One grain of pure faith will give more light to a simple soul than Lucifer received in his highest intelligence. The devotion of the faithful soul to its obligations; its quiet submission to the intimate promptings of grace; its gentleness and humility towards everyone; are of more value than the most profound insight into mysteries. If one regarded only the divine action in all the pride and harshness of creatures, one would never treat them with anything but sweetness and respect.
There is not a moment in which God does not present Himself under the cover of some pain to be endured, of some consolation to be enjoyed, or of some duty to be performed. All that takes place within us, around us, or through us, contains and conceals His divine action.
The whole creation cannot fill the human heart, for it is greater than all that is not God. It is on a higher plane than the material creation, and for this reason nothing material can satisfy it. The divine will is a deep abyss of which the present moment is the entrance. If you plunge into this abyss you will find it infinitely more vast than your desires. Do not flatter anyone, nor worship your own illusions, they can neither give you anything nor receive anything from you. Receive your fullness from the will of God alone, it will not leave you empty.
To escape the distress caused by regret for the past or fear about the future, this is the rule to follow: leave the past to the infinite mercy of God, the future to His good Providence, give the present wholly to His love by being faithful to His grace.
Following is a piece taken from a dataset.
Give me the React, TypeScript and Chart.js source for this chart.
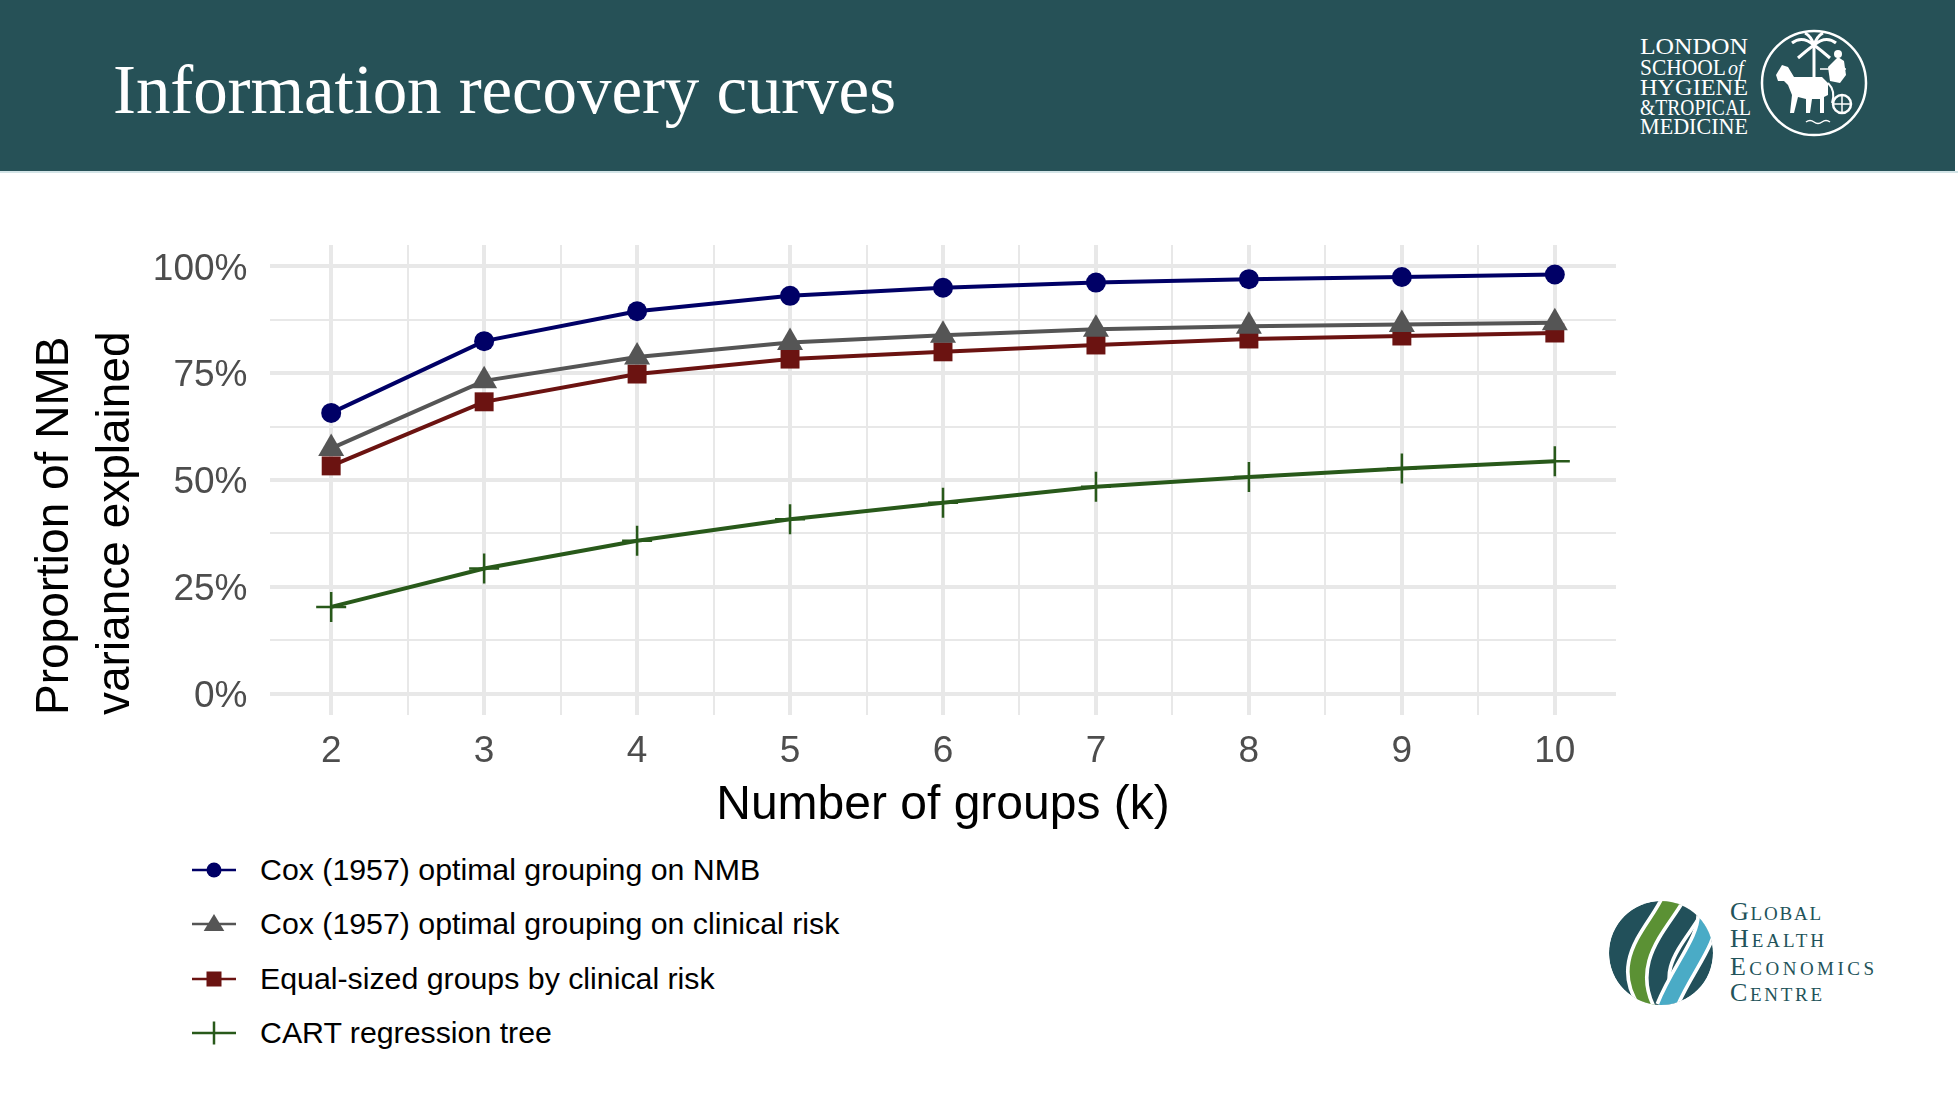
import React, { useEffect, useRef } from "react";
import { Chart, registerables } from "chart.js";

Chart.register(...registerables);

// number of groups k
const groups = [2, 3, 4, 5, 6, 7, 8, 9, 10];

// proportion of NMB variance explained
const coxNmb = [0.657, 0.825, 0.895, 0.931, 0.95, 0.962, 0.97, 0.975, 0.981];
const coxRisk = [0.574, 0.732, 0.788, 0.822, 0.839, 0.853, 0.86, 0.864, 0.868];
const equalSized = [0.533, 0.683, 0.748, 0.783, 0.8, 0.816, 0.83, 0.837, 0.844];
const cartTree = [0.203, 0.293, 0.358, 0.408, 0.447, 0.484, 0.507, 0.527, 0.544];

const seriesNames = [
  "Cox (1957) optimal grouping on NMB",
  "Cox (1957) optimal grouping on clinical risk",
  "Equal-sized groups by clinical risk",
  "CART regression tree",
];

const percentTicks = [0, 0.25, 0.5, 0.75, 1];

// styles
const seriesColours = ["#000066", "#555555", "#6b1311", "#28591a"];
const seriesShapes = ["circle", "triangle", "rect", "cross"];
const shapeRadius = [10, 15, 13.4, 15];

const SANS = "'Liberation Sans', Arial, sans-serif";
const SERIF = "'Liberation Serif', 'Times New Roman', serif";
const TEAL = "#265157";
const GRID = "#e8e8e8";

const onStep = (v: number, step: number) =>
  Math.abs(v / step - Math.round(v / step)) < 1e-6;

// grid positions: whole groups plus the half-way minor lines
const xGrid = groups.flatMap((g) => (g < 10 ? [g, g + 0.5] : [g]));
const yGrid = percentTicks.flatMap((p) => (p < 1 ? [p, p + 0.125] : [p]));

function RecoveryChart() {
  const canvasRef = useRef<HTMLCanvasElement | null>(null);

  useEffect(() => {
    if (!canvasRef.current) return;
    const allSeries = [coxNmb, coxRisk, equalSized, cartTree];

    const chart = new Chart(canvasRef.current, {
      type: "line",
      data: {
        datasets: allSeries.map((values, i) => ({
          label: seriesNames[i],
          data: groups.map((g, j) => ({ x: g, y: values[j] })),
          borderColor: seriesColours[i],
          backgroundColor: seriesColours[i],
          borderWidth: 4,
          tension: 0,
          pointStyle: seriesShapes[i] as any,
          pointRadius: shapeRadius[i],
          pointHoverRadius: shapeRadius[i],
          pointBackgroundColor: seriesColours[i],
          pointBorderColor: seriesColours[i],
          pointBorderWidth: seriesShapes[i] === "cross" ? 2.5 : 0,
        })),
      },
      options: {
        animation: false,
        responsive: true,
        maintainAspectRatio: false,
        events: [],
        layout: { padding: { top: 65, right: 84, bottom: 5, left: 0 } },
        plugins: {
          legend: { display: false },
          tooltip: { enabled: false },
        },
        scales: {
          x: {
            type: "linear",
            min: 1.6,
            max: 10.4,
            bounds: "data",
            afterBuildTicks: (axis: any) => {
              axis.ticks = xGrid.map((value) => ({ value }));
            },
            afterFit: (axis: any) => {
              axis.height = 120;
            },
            border: { display: false },
            grid: {
              drawTicks: false,
              color: GRID,
              lineWidth: (ctx: any) =>
                ctx.tick && onStep(ctx.tick.value, 1) ? 4 : 2,
            },
            ticks: {
              autoSkip: false,
              maxRotation: 0,
              padding: 15,
              color: "#4d4d4d",
              font: { family: SANS, size: 37 },
              callback: (v: any) =>
                groups.includes(Number(v)) ? String(v) : "",
            },
            title: {
              display: true,
              text: "Number of groups (k)",
              color: "#000000",
              font: { family: SANS, size: 48 },
              padding: { top: 0, bottom: 0 },
            },
          },
          y: {
            type: "linear",
            min: -0.05,
            max: 1.05,
            bounds: "data",
            afterBuildTicks: (axis: any) => {
              axis.ticks = yGrid.map((value) => ({ value }));
            },
            afterFit: (axis: any) => {
              axis.width = 270;
            },
            border: { display: false },
            grid: {
              drawTicks: false,
              color: GRID,
              lineWidth: (ctx: any) =>
                ctx.tick && onStep(ctx.tick.value, 0.25) ? 4 : 2,
            },
            ticks: {
              autoSkip: false,
              padding: 22.5,
              labelOffset: 3,
              color: "#4d4d4d",
              font: { family: SANS, size: 37 },
              callback: (v: any) =>
                percentTicks.some((p) => Math.abs(p - Number(v)) < 1e-6)
                  ? `${Math.round(Number(v) * 100)}%`
                  : "",
            },
            title: {
              display: true,
              align: "start",
              text: ["Proportion of NMB", "variance explained"],
              color: "#000000",
              font: { family: SANS, size: 46, lineHeight: 61 / 46 },
              padding: { top: 25, bottom: 0 },
            },
          },
        },
      },
    });

    return () => {
      chart.destroy();
    };
  }, []);

  return (
    <div style={{ position: "absolute", left: 0, top: 180, width: 1700, height: 660 }}>
      <canvas ref={canvasRef} />
    </div>
  );
}

function LegendKey({ index }: { index: number }) {
  const c = seriesColours[index];
  const shape = seriesShapes[index];
  return (
    <svg width={48} height={40} viewBox="0 0 48 40">
      <line x1={2} y1={20} x2={46} y2={20} stroke={c} strokeWidth={2.5} />
      {shape === "circle" && <circle cx={24} cy={20} r={7.5} fill={c} />}
      {shape === "triangle" && (
        <polygon points="24,10 34.3,27 13.7,27" fill={c} />
      )}
      {shape === "rect" && <rect x={16.5} y={12.5} width={15} height={15} fill={c} />}
      {shape === "cross" && (
        <line x1={24} y1={8.5} x2={24} y2={31.5} stroke={c} strokeWidth={2.5} />
      )}
    </svg>
  );
}

function Legend() {
  const rowY = [870, 924, 979, 1033];
  return (
    <>
      {seriesNames.map((name, i) => (
        <div
          key={name}
          style={{
            position: "absolute",
            left: 190,
            top: rowY[i] - 20,
            height: 40,
            display: "flex",
            alignItems: "center",
            whiteSpace: "nowrap",
          }}
        >
          <LegendKey index={i} />
          <span
            style={{
              marginLeft: 22,
              fontFamily: SANS,
              fontSize: 30.3,
              color: "#000",
              lineHeight: "40px",
            }}
          >
            {name}
          </span>
        </div>
      ))}
    </>
  );
}

function Header() {
  return (
    <svg
      style={{ position: "absolute", left: 0, top: 0 }}
      width={1958}
      height={176}
      viewBox="0 0 1958 176"
    >
      <rect x={0} y={0} width={1955} height={171} fill={TEAL} />
      <rect x={0} y={171} width={1958} height={2} fill="#d3e4e7" />
      <text
        x={113}
        y={113}
        fill="#ffffff"
        fontFamily={SERIF}
        fontSize={69}
        textLength={783}
      >
        Information recovery curves
      </text>

      <g fill="#ffffff" fontFamily={SERIF} fontSize={23}>
        <text x={1640} y={54} textLength={108} lengthAdjust="spacingAndGlyphs">LONDON</text>
        <text x={1640} y={74.5} textLength={86} lengthAdjust="spacingAndGlyphs">SCHOOL</text>
        <text x={1728} y={74.5} fontSize={20} fontStyle="italic">of</text>
        <text x={1640} y={95} textLength={108} lengthAdjust="spacingAndGlyphs">HYGIENE</text>
        <text x={1640} y={115} textLength={111} lengthAdjust="spacingAndGlyphs">&amp;TROPICAL</text>
        <text x={1640} y={134} textLength={108} lengthAdjust="spacingAndGlyphs">MEDICINE</text>
      </g>

      <g transform="translate(1814,83)" fill="none" stroke="#ffffff">
        <circle r={52} strokeWidth={2.5} />
        <line x1={0} y1={-38} x2={0} y2={4} strokeWidth={3} />
        <path
          d="M0 -38 Q -12 -48 -22 -40 M0 -38 Q 12 -48 22 -40 M0 -38 Q -8 -32 -16 -25 M0 -38 Q 8 -32 16 -25 M0 -38 Q -3 -47 -9 -50 M0 -38 Q 3 -47 9 -50"
          strokeWidth={3}
        />
        <path
          d="M -38 -8 L -32 -18 L -26 -16 L -20 -6 L 8 -6 L 14 0 L 14 12 L 10 14 L 10 30 L 6 30 L 6 16 L -2 16 L -4 30 L -8 30 L -8 16 L -16 14 L -20 30 L -24 30 L -22 12 L -26 2 L -30 -2 L -36 -2 Z"
          fill="#ffffff"
          stroke="none"
        />
        <path d="M14 0 Q 22 8 18 20" strokeWidth={2} />
        <path d="M 14 -16 L 24 -26 L 30 -22 L 32 -8 L 26 0 L 16 -2 Z" fill="#ffffff" stroke="none" />
        <circle cx={24} cy={-29} r={4} fill="#ffffff" stroke="none" />
        <line x1={6} y1={-14} x2={32} y2={-14} strokeWidth={1.5} />
        <circle cx={28} cy={21} r={9} strokeWidth={2.5} />
        <path d="M19 21 L37 21 M28 12 L28 30" strokeWidth={1.5} />
        <path d="M -8 39 q 4 -3 8 0 t 8 0 t 8 0" strokeWidth={1.5} />
      </g>
    </svg>
  );
}

function GhecLogo() {
  const green = "M 25 -105 C 0 -40, -90 20, -10 108";
  const middle = "M 70 -105 C 40 -40, -45 20, 15 110";
  const blue = "M 90 -75 C 90 -20, 40 30, 10 105";
  return (
    <svg
      style={{ position: "absolute", left: 1600, top: 890 }}
      width={300}
      height={130}
      viewBox="0 0 300 130"
    >
      <defs>
        <clipPath id="ghec-clip">
          <circle r={100} />
        </clipPath>
      </defs>
      <g transform="translate(61,63) scale(0.52)" clipPath="url(#ghec-clip)">
        <circle r={100} fill="#22505a" />
        <path d={green} stroke="#ffffff" strokeWidth={50} fill="none" />
        <path d={green} stroke="#5b9134" strokeWidth={36} fill="none" />
        <path d={middle} stroke="#ffffff" strokeWidth={50} fill="none" />
        <path d={middle} stroke="#22505a" strokeWidth={36} fill="none" />
        <path d={blue} stroke="#ffffff" strokeWidth={44} fill="none" />
        <path d={blue} stroke="#4aabc6" strokeWidth={30} fill="none" />
      </g>
      <g fill="#22535a" fontFamily={SERIF}>
        <text x={130} y={30} textLength={91} lengthAdjust="spacing">
          <tspan fontSize={26}>G</tspan>
          <tspan fontSize={19}>LOBAL</tspan>
        </text>
        <text x={130} y={57} textLength={94} lengthAdjust="spacing">
          <tspan fontSize={26}>H</tspan>
          <tspan fontSize={19}>EALTH</tspan>
        </text>
        <text x={130} y={85} textLength={144} lengthAdjust="spacing">
          <tspan fontSize={26}>E</tspan>
          <tspan fontSize={19}>CONOMICS</tspan>
        </text>
        <text x={130} y={111} textLength={92} lengthAdjust="spacing">
          <tspan fontSize={26}>C</tspan>
          <tspan fontSize={19}>ENTRE</tspan>
        </text>
      </g>
    </svg>
  );
}

export default function App() {
  return (
    <div
      style={{
        position: "absolute",
        left: 0,
        top: 0,
        width: 1958,
        height: 1098,
        background: "#ffffff",
        overflow: "hidden",
      }}
    >
      <Header />
      <RecoveryChart />
      <Legend />
      <GhecLogo />
    </div>
  );
}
This state of abandonment to providence is full of consolation for those who have attained it; but to do so it is necessary to pass through much anguish. The doctrine concerning pure love can only be taught by the action of God, and not by any effort of the mind. God teaches the soul by pains and obstacles, not by ideas.
With God, the more one seems to lose the more one gains. The more He strikes off of what is natural, the more He gives of what is supernatural. He is loved at first for His gifts, but when these are no longer perceptible He is at last loved for Himself.
'But,' say you, “what will become of me if ...?' This is indeed a temptation of the enemy. Why should you be so ingenious in tormenting yourself beforehand about something which perhaps will never happen? Sufficient for the day is the evil thereof. Uneasy forebodings do us much harm; why do you so readily give way to them? We make our own troubles, and what do we gain by it?
You will, without doubt, succeed, if you never lose sight of the great and consoling truth that nothing happens in this world but by the command of God, or at least, with His divine permission; and that, whatever He wills, or permits turns infallibly to the advantage of those who are submissive and resigned. Even that which most disturbs our spiritual plans changes into something better for us. Keep firmly by this great principle and the most violent tempests will not be able to trouble the depth of your soul, even though they may disturb the peacefulness by upsetting your feelings.
The high road to all perfection is pointed out in the 'Our father.' Thy will be done. Say this with your lips as best as you can; and still more perfectly in your heart. And you can be sure that, with this internal outlook nothing is wanting to you, nor ever will be. Learn by this to find peace in all what difficulties and troubles, because all will come right when God pleases, and according to our desires, if He should will it so, or allow it. Trials and temptations are such great graces that the wicked are rarely converted without them, and good people are made perfect by them.
Job blessed the name of God in his utter desolation. Instead of looking upon his condition as ruin, he called it the name of God and by blessing it he protested that the divine will under whatever name or form it might appear, even though expressed by the most terrible catastrophes, was holy. David also blessed it at all times, and in all places. It is then, by this continual recognition of the will of God as manifested and revealed in all things, that He reigns in us, that His will is done on earth as it is in Heaven, and that our souls obtain nourishment. The whole matter of that incomparable prayer prescribed by Jesus Christ is comprised and contained in abandonment to the divine will.
The proud soul cannot comprehend itself, but the simple soul, with the light of faith,can very clearly see things as they are. The perception of divine providence in all that occurs at each moment, in and around us, is true knowledge, a continuous revelation of truth, and an unceasingly renewed interaction with God.
The Holy Spirit, who arranges all the pieces on the board of life, will, by the fruitful and continual presence of His actions, say at the hour of death, 'fiat lux,' let there be light, and then will be seen the treasures which faith hides in the abyss of peace and contentment with God, and which will be found in those things that have been every moment done, or suffered for Him.
When we see how God gives Himself to us, all that is common becomes wonderful; and it is because of this that nothing seems to be so, because this way is, in itself, extraordinary. Consequently it is unnecessary to make life full of strange and unsuitable marvels and miracles. It is, in itself, a miracle, a revelation, a constant joy even with the prevalence of annoyances and shortcomings. It is a miracle which, while rendering all common and sensible things wonderful, has nothing on the surface that is sensibly unusual and miraculous.